In der Sache vertritt die Kammer die Auffassung, daß es sich bei den geltend gemachten Kosten der Zwangsvollstreckung um notwendige Kosten i.S. von § 91 ZPO gehandelt hat, welche gem. § 788 Abs. 1 ZPO von den Schuldnern zu tragen sind.

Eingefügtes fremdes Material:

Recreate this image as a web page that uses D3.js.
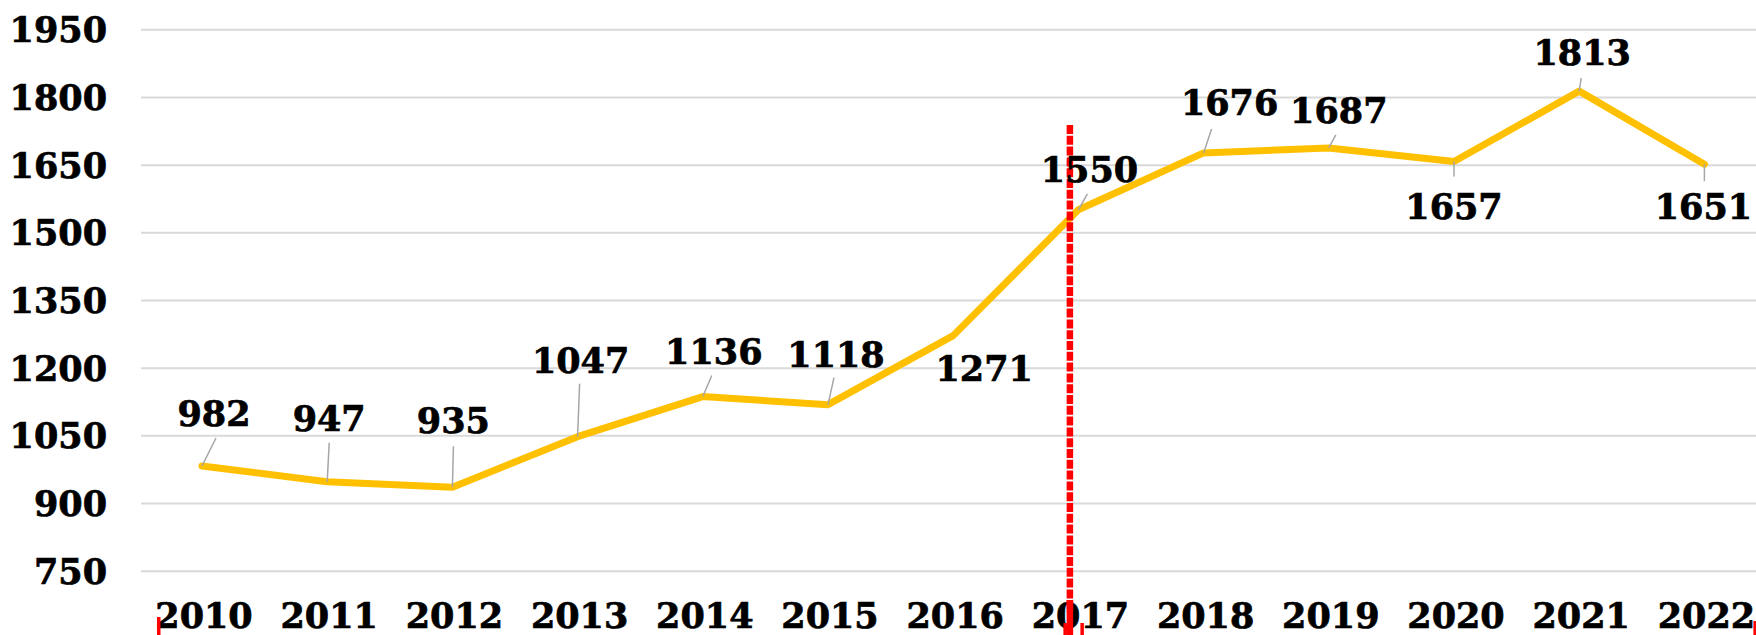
<!DOCTYPE html>
<html>
<head>
<meta charset="utf-8">
<script src="https://cdn.jsdelivr.net/npm/d3@7"></script>
<style>
  html, body { margin: 0; padding: 0; background: #fff; }
  #chart { width: 1756px; height: 635px; }
  text { font-family: "DejaVu Serif", serif; font-weight: bold; fill: #000; stroke: #000; stroke-width: 0.7; }
  .grid line { stroke: #d9d9d9; stroke-width: 2; }
  .grid path { display: none; }
  .curve { fill: none; stroke: #ffc000; stroke-width: 7; stroke-linejoin: round; stroke-linecap: round; }
  .leader { stroke: #a6a6a6; stroke-width: 1.5; }
</style>
</head>
<body>
<div id="chart"></div>
<script>
// Jahreswerte
const years = ["2010", "2011", "2012", "2013", "2014", "2015", "2016", "2017", "2018", "2019", "2020", "2021", "2022"];
const values = [982, 947, 935, 1047, 1136, 1118, 1271, 1550, 1676, 1687, 1657, 1813, 1651];
const yTicks = [750, 900, 1050, 1200, 1350, 1500, 1650, 1800, 1950];
const markerYear = "2017";

// Beschriftungs-Layout (Versatz zum Punkt, px): [dx, dy] Text, [lx, ly] Ende der Führungslinie
const labelOffsets = [[12, -40], [2, -51], [1, -54], [3, -64], [11, -33], [8, -38], [31, 45],
  [11, -28], [26, -38], [10, -25], [0, 58], [3, -26], [-1, 55]];
const leaderOffsets = [[14, -28], [2, -39], [1, -41], [2, -53], [9, -21], [6, -27], null,
  [9, -16], [8, -24], [7, -13], [0, 15], [2, -13], [0, 17]];

const W = 1756, H = 635;
const svg = d3.select("#chart").append("svg")
  .attr("width", W).attr("height", H)
  .attr("viewBox", `0 0 ${W} ${H}`);

const x = d3.scaleBand().domain(years).range([139.4, 1767]).padding(0);
const y = d3.scaleLinear().domain([750, 1950]).range([570.7, 29.3]);
const cx = d => x(d) + x.bandwidth() / 2;

// Gitter
svg.append("g")
  .attr("class", "grid")
  .attr("transform", "translate(141,0)")
  .call(d3.axisRight(y).tickValues(yTicks).tickSize(W - 141).tickFormat(""));

// Y-Achse
svg.append("g").selectAll("text")
  .data(yTicks)
  .enter().append("text")
  .attr("x", 107)
  .attr("y", d => y(d))
  .attr("dy", "0.37em")
  .attr("text-anchor", "end")
  .style("font-size", "35px")
  .text(d => d);

// X-Achse
svg.append("g").selectAll("text")
  .data(years)
  .enter().append("text")
  .attr("x", d => cx(d) + 2)
  .attr("y", 628)
  .attr("text-anchor", "middle")
  .style("font-size", "35px")
  .text(d => d);

// Kurve
const line = d3.line()
  .x((_, i) => cx(years[i]))
  .y(d => y(d));

svg.append("path")
  .attr("class", "curve")
  .attr("d", line(values));

// Führungslinien
svg.append("g").selectAll("line")
  .data(values.map((v, i) => ({ v, i })).filter(d => leaderOffsets[d.i]))
  .enter().append("line")
  .attr("class", "leader")
  .attr("x1", d => cx(years[d.i]))
  .attr("y1", d => y(d.v))
  .attr("x2", d => cx(years[d.i]) + leaderOffsets[d.i][0])
  .attr("y2", d => y(d.v) + leaderOffsets[d.i][1]);

// Markierung 2017 (rot gestrichelt)
const mx = cx(markerYear) - 8.5;
svg.append("line")
  .attr("x1", mx).attr("x2", mx)
  .attr("y1", 125).attr("y2", 612)
  .attr("stroke", "#ff0000")
  .attr("stroke-width", 6.5)
  .attr("stroke-dasharray", "9,1.8");

svg.append("line")
  .attr("x1", mx).attr("x2", mx)
  .attr("y1", 600).attr("y2", H)
  .attr("stroke", "#ff0000")
  .attr("stroke-width", 6.5);

// Reste der roten Rahmen unten
const stubs = [[cx("2010") - 45, 617], [cx(markerYear) - 15, 623], [cx(markerYear) + 2, 623], [cx("2022") + 49, 621]];
svg.append("g").selectAll("rect")
  .data(stubs)
  .enter().append("rect")
  .attr("x", d => d[0])
  .attr("y", d => d[1])
  .attr("width", 3.5)
  .attr("height", d => H - d[1])
  .attr("fill", "#ff0000");

// Datenbeschriftungen
svg.append("g").selectAll("text")
  .data(values)
  .enter().append("text")
  .attr("x", (d, i) => cx(years[i]) + labelOffsets[i][0])
  .attr("y", (d, i) => y(d) + labelOffsets[i][1])
  .attr("text-anchor", "middle")
  .style("font-size", "35px")
  .text(d => d);
</script>
</body>
</html>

Zwar können sich die Schuldner darauf berufen, daß ihr Räumungsfristverlängerungsantrag im Beschwerdeverfahren letztendlich Erfolg gehabt hat und deshalb die Gläubigerin an der Zwangsvollstreckung gehindert war. Andererseits hatte die Gläubigerin einen vollstreckbaren Räumungstitel in Händen, welcher ihr grundsätzlich das Recht einräumt, jederzeit die Zwangsvollstreckung zu betreiben. Im vorliegenden Falle hat die Gläubigerin nicht leichtfertig gehandelt, denn sie hat ihren Zwangsvollstreckungsauftrag erst erteilt, als das AG den Räumungsfristverlängerungsantrag der Schuldner zurückgewiesen hatte. Obgleich die Gläubigerpartei verpflichtet ist, bei der Zwangsvollstreckung die notwendigen Kosten möglichst gering zu halten, kann von ihr nicht verlangt werden, daß sie vor Erteilung des Vollstreckungsauftrages die Rechtskraft aller möglichen Räumungsschutzverfahren bzw. Vollstreckungsschutzverfahren abwartet. Abgesehen von Ausnahmefällen, in denen auf Grund neu eingetretener besonderer Umstände auf Schuldnerseite (z.B. Räumungsunfähigkeit auf Grund schwerer Erkrankung) sich dem Gläubiger der Gedanke aufdrängen muß, daß eine Zwangsvollstreckung praktisch nicht durchführbar ist, sind alle sonstigen Zwangsvollstreckungsversuche des Gläubigers als notwendige Maßnahmen anzusehen, um den Vollstreckungstitel zu realisieren. Wenn es den Schuldnern, wie im vorliegenden Falle, gelingt, das Beschwerdegericht von der Notwendigkeit einer Räumungsfrist zu überzeugen, dann kann diese Wohltat der gerichtlichen Entscheidung sich nicht in doppelter Weise zu Lasten der Gläubiger auswirken. Die Gläubiger wären in diesem Falle nämlich nicht nur verpflichtet, die Realisierung ihres Räumungsanspruches weiter zurückzustellen, sondern hätten auch noch die Kosten für vorangegangene Vollstreckungsversuche zu tragen. Auf Grund dieser Billigkeitserwägungen vertritt auch die Kammer in ständiger Rechtsprechung die Auffassung, daß die Kosten des Räumungs-Zwangsvollstreckungsverfahrens auf jeden Fall gem. § 788 ZPO von der Schuldnerseite zu tragen sind.
Das AG hat deshalb zu Recht die Kosten der Zwangsvollstreckung antragsgemäß festgesetzt.